Jamie Elvey, who is Lebanese-American and a 2008 masters degree graduate of the University of California-Irvine, plays Hanan. The cast includes Bonni Allen and Brian Skellenger, both alumni of the theater's "Avenue Q," as well as George Keller, Hope Cervantes and Aditi Kapil, who plays the ethnic consultant.
"Latina" confronts the struggle "to embrace all of who we are," Reuler said. "Six of the seven actors in the play are of mixed race. Where are the parts of them in our entertainment industry? Why do they have to check boxes and limit themselves?"
Director Valdez echoed Reuler.
"This is a madcap comedy where the jokes are fast and furious," he said. "But underneath it all, there's this plea for space where we can be our whole selves, gay and religious, brown, black and white, all at once."
The play also looks at the price of passing.
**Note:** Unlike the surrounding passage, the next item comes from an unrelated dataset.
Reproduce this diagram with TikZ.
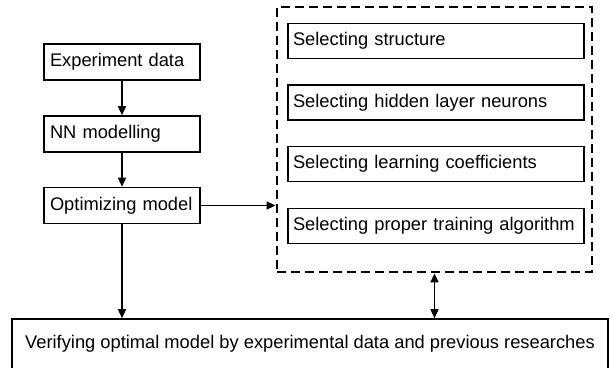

"If you're just trying to be something other than your authentic self, you'll either cross the line where this new identity takes over or you kind of splinter," said Valdez. "It happens in this play at the high level of a record contract. But it happens in families, too, and in our workplaces and schools. People are constantly trying on new identities, new ways of negotiating and presenting ourselves to the world."